Judy Robkin delivered this speech after receiving the NIF Tzedek Award on December 8, 2019.
Six weeks ago, our daughter and son-in-law blessed us with our 8th grandchild, Meitav Sela. At his bris his parents thoughtfully explained the various meanings of the baby’s name. They referenced water and goodness and Moshe and many other meaningful symbols, but as they explained, the name Meitav literally means – “the best of”. I see this name choice, like I see the New Israel Fund, as a challenge to look past what is wrong and instead ask what is right in our world; to be optimistic when pessimism is so much easier, to work together to leave this world a better world. Where Israel is often seen as a dirty word and people are quick to criticize it or even dismiss it altogether, when others tell me why they can no longer justify supporting Israel, I can honestly point to NIF and say, look at these exceptional initiatives. Isn’t this literally “the best of” Israel?
NIF introduced Shai and me to many of its beneficiaries around the country, allowing us a firsthand glimpse into the powerful work NIF does on a daily basis.
I can say that I have seen the work that the Association for Civil Rights in Israel (ACRI) does to ensure a civil society by protecting the human rights and civil liberties of all its people.
I enjoyed the warm hospitality and a hot meal in a soup kitchen in Beer Sheva where people gather not only for the food but for the camaraderie and support provided by such a place.
I spent a day at Givat Haviva whose mission is to build an inclusive society by engaging Arabs and Jews in collective action towards the advancement of a sustainable, thriving Israeli democracy based on mutual responsibility, civic equality and a shared vision of the future.
I shopped at Achoti, a Mizrachi, Ethiopian and Palestinian Feminist Fair Trade store in the middle of Tel Aviv that encourages local women to produce goods and sell them for fair prices, while simultaneously empowering these women to become activists in their neighborhoods and city.
I walked around South Tel Aviv with the leaders of a group helping African Refugees in their struggles to live and work in Israel.
I watched as Ethiopian elders taught their children how to grow traditional Ethiopian vegetables in the community garden in Be’er Sheva, thus restoring their position as honored elders in their community.
I davened at my Conservative Synagogue in Jerusalem which promotes religious pluralism and a democratic vision of Jewish life.

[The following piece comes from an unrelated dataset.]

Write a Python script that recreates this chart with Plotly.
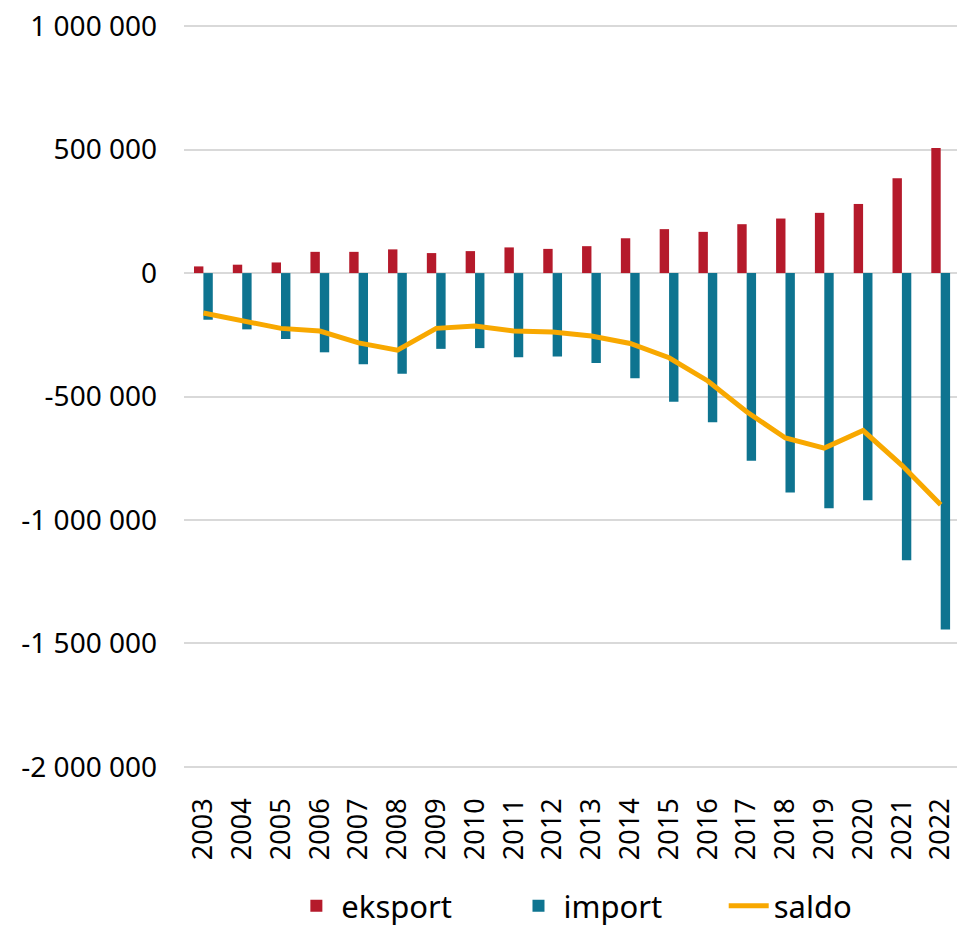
import plotly.graph_objects as go

years = ["2003", "2004", "2005", "2006", "2007", "2008", "2009", "2010", "2011", "2012",
         "2013", "2014", "2015", "2016", "2017", "2018", "2019", "2020", "2021", "2022"]
eksport = [27000, 34000, 43000, 86000, 86000, 96000, 81000, 89000, 104000, 98000,
           109000, 141000, 178000, 167000, 198000, 221000, 244000, 280000, 384000, 507000]
import_ = [-189000, -228000, -267000, -321000, -369000, -408000, -307000, -304000, -341000, -338000,
           -364000, -426000, -521000, -604000, -760000, -889000, -953000, -920000, -1163000, -1444000]
saldo = [-162000, -194000, -224000, -235000, -283000, -312000, -224000, -214000, -235000, -239000,
         -255000, -285000, -343000, -437000, -562000, -668000, -709000, -638000, -779000, -939000]

y_tickvals = [1000000, 500000, 0, -500000, -1000000, -1500000, -2000000]
y_ticktext = ["1 000 000", "500 000", "0", "-500 000", "-1 000 000", "-1 500 000", "-2 000 000"]

RED = "#B51A2B"
TEAL = "#0E7490"
ORANGE = "#F8A800"
FONT = "Noto Sans"
PAD = "\u00a0" * 7

fig = go.Figure()
fig.add_trace(go.Bar(x=years, y=eksport, name="eksport" + PAD, marker=dict(color=RED, line=dict(width=0))))
fig.add_trace(go.Bar(x=years, y=import_, name="import" + PAD, marker=dict(color=TEAL, line=dict(width=0))))
fig.add_trace(go.Scatter(x=years, y=saldo, name="saldo", mode="lines",
                         line=dict(color=ORANGE, width=5)))

fig.update_layout(
    width=949, height=917,
    margin=dict(l=176, r=0, t=17, b=157, autoexpand=False),
    paper_bgcolor="white", plot_bgcolor="white",
    barmode="group", bargap=0.516, bargroupgap=0,
    font=dict(family=FONT, color="black"),
    showlegend=True,
    legend=dict(orientation="h", x=0.505, xanchor="center", y=-0.186, yanchor="middle",
                font=dict(family=FONT, size=31, color="black"), itemwidth=40,
                bgcolor="rgba(0,0,0,0)"),
)
fig.update_xaxes(
    type="category", range=[-0.5, 19.42],
    tickangle=-90, tickfont=dict(family=FONT, size=27, color="black"),
    showgrid=False, zeroline=False, showline=False, ticks="",
    ticklabelstandoff=24, automargin=False,
)
fig.update_yaxes(
    range=[-2005000, 1005000],
    tickvals=y_tickvals, ticktext=y_ticktext,
    tickfont=dict(family=FONT, size=28, color="black"),
    showgrid=True, gridcolor="#D9D9D9", gridwidth=1.5,
    zeroline=True, zerolinecolor="#D9D9D9", zerolinewidth=1.5,
    showline=False, ticks="", ticklabelstandoff=26,
    ticklabeloverflow="allow", automargin=False,
)

fig.write_html("out.html")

I have traveled down to the Arava Institute for Environmental Studies which brings together Israeli, Jordanian, and Palestinian students, as well as other students from around the world in the shared goal of improving the environment.
I have seen Bedouin women creating rugs and weavings from handspun wool, a project that preserves the crafts of an ancient culture, and also enables families to enter the world of modern education and opportunities.

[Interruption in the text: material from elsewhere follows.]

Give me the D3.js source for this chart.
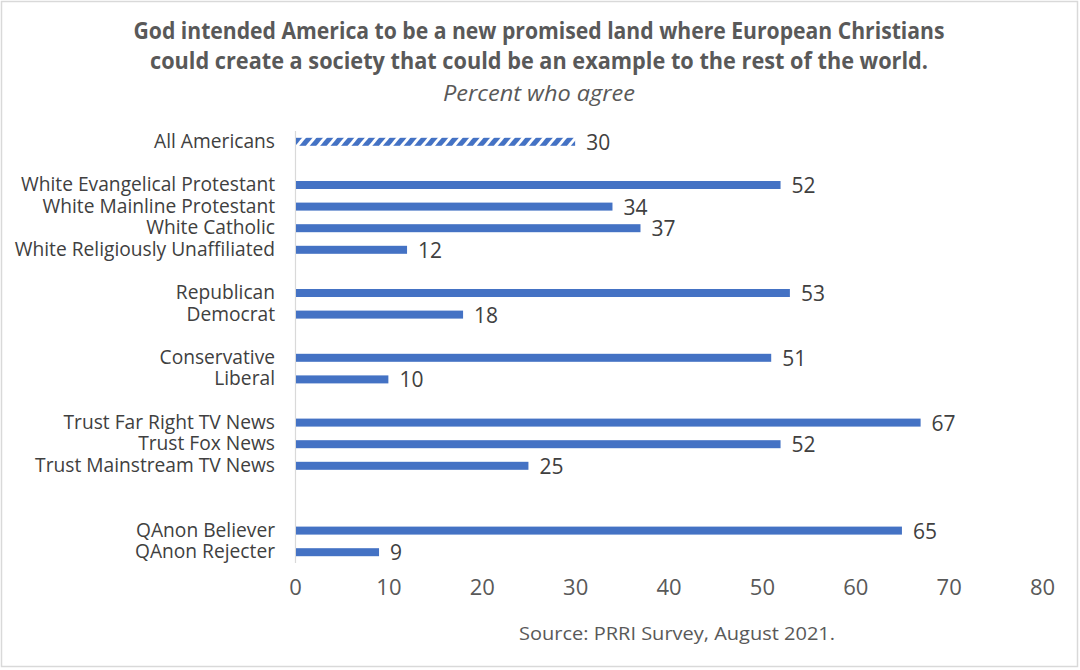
<!DOCTYPE html>
<html><head><meta charset="utf-8">
<script src="https://cdn.jsdelivr.net/npm/d3@7"></script>
<style>
html,body{margin:0;padding:0;background:#fff;}
svg{display:block;}
text{font-family:"Open Sans",sans-serif;}
</style></head><body>
<svg id="chart" width="1080" height="670"></svg>
<script>
const titleLines = ["God intended America to be a new promised land where European Christians",
  "could create a society that could be an example to the rest of the world."];
const subtitle = "Percent who agree";
const source = "Source: PRRI Survey, August 2021.";
const categories = ["All Americans",
  "White Evangelical Protestant","White Mainline Protestant","White Catholic","White Religiously Unaffiliated",
  "Republican","Democrat",
  "Conservative","Liberal",
  "Trust Far Right TV News","Trust Fox News","Trust Mainstream TV News",
  "QAnon Believer","QAnon Rejecter"];
const values = [30, 52, 34, 37, 12, 53, 18, 51, 10, 67, 52, 25, 65, 9];
const groups = [0, 1, 1, 1, 1, 2, 2, 3, 3, 4, 4, 4, 5, 5];
const emptyRowsBefore = [0, 1, 0, 0, 0, 1, 0, 1, 0, 1, 0, 0, 2, 0];
const xTicks = [0, 10, 20, 30, 40, 50, 60, 70, 80];

const svg = d3.select("#chart");
svg.append("rect").attr("x",1.5).attr("y",1.5).attr("width",1076).attr("height",665)
  .attr("fill","#fff").attr("stroke","#d9d9d9").attr("stroke-width",1.5);

// build row domain including empty spacer rows
const rows = [];
categories.forEach((c,i)=>{
  for(let k=0;k<emptyRowsBefore[i];k++) rows.push("__gap"+i+"_"+k);
  rows.push(c);
});

const x = d3.scaleLinear().domain([0,80]).range([295,1042]);
const y = d3.scaleBand().domain(rows).range([131,563]).paddingInner(0.62).paddingOuter(0.31);

// pattern
const defs = svg.append("defs");
const pat = defs.append("pattern").attr("id","hatch").attr("patternUnits","userSpaceOnUse")
  .attr("width",8).attr("height",8).attr("patternTransform","rotate(40)");
pat.append("rect").attr("width",8).attr("height",8).attr("fill","#4472C4");
pat.append("rect").attr("x",0).attr("width",3).attr("height",8).attr("fill","#fff");

// title
const title = svg.append("g");
titleLines.forEach((t,i)=>{
  title.append("text").attr("x",539).attr("y",39+i*30).attr("text-anchor","middle")
    .attr("font-size",22.5).attr("font-weight","bold").attr("fill","#595959")
    .attr("textLength", i===0?811:778).attr("lengthAdjust","spacingAndGlyphs").text(t);
});
svg.append("text").attr("x",539).attr("y",101).attr("text-anchor","middle")
  .attr("font-size",21).attr("font-style","italic").attr("fill","#595959")
  .attr("textLength",192).attr("lengthAdjust","spacingAndGlyphs").text(subtitle);

// vertical axis line
svg.append("line").attr("x1",295.5).attr("x2",295.5).attr("y1",131).attr("y2",563)
  .attr("stroke","#d9d9d9").attr("stroke-width",1.2);

const data = categories.map((c,i)=>({c, v: values[i], g: groups[i]}));
const bh = 8;
svg.append("g").selectAll("rect").data(data).join("rect")
  .attr("x", x(0)+1)
  .attr("y", d => y(d.c) + y.bandwidth()/2 - bh/2)
  .attr("width", d => x(d.v)-x(0)-1)
  .attr("height", bh)
  .attr("fill", d => d.c==="All Americans" ? "url(#hatch)" : "#4472C4");

// value labels
svg.append("g").selectAll("text").data(data).join("text")
  .attr("x", d => x(d.v)+11)
  .attr("y", d => y(d.c) + y.bandwidth()/2 + 8)
  .attr("font-size",21).attr("fill","#404040").text(d=>d.v);

// category labels
svg.append("g").selectAll("text").data(data).join("text")
  .attr("x", 275)
  .attr("y", d => y(d.c) + y.bandwidth()/2 + 6)
  .attr("text-anchor","end")
  .attr("font-size",19.2).attr("fill","#404040").text(d=>d.c);

// x axis ticks labels
const xAxis = d3.axisBottom(x).tickValues(xTicks).tickSize(0).tickPadding(0);
const gx = svg.append("g").attr("transform","translate(0,579)").call(xAxis);
gx.select(".domain").remove();
gx.selectAll("text").attr("font-family","'Open Sans',sans-serif").attr("font-size",22)
  .attr("fill","#595959").attr("dy","0.71em");

svg.append("text").attr("x",677).attr("y",640).attr("text-anchor","middle")
  .attr("font-size",18).attr("fill","#595959")
  .attr("textLength",316).attr("lengthAdjust","spacingAndGlyphs").text(source);
</script>
</body></html>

From NIF and its grantees, I have seen the best of people and organizations who are empowered by the New Israel Fund to work towards building a better society.
Shai and I lived in Israel for 8 wonderful years; we owned a business in Jerusalem, had two of our three children at Hadassah Hospital, both Shai and our son Ayal served in the IDF, we proudly own an apartment in Jerusalem and hold Israeli passports, so when I speak, I do so as both an American and an Israeli. And as such, I am proud to say that through the incredible work of NIF, I am personally participating in, supporting and encouraging these and hundreds of other organizations working towards a more civil society. I am seeing the best of, working towards the best of and leaving this world with the best of Israel for our newest grandson, Meitav, our other 7 grandchildren, and hopefully, all of your children and grandchildren as well.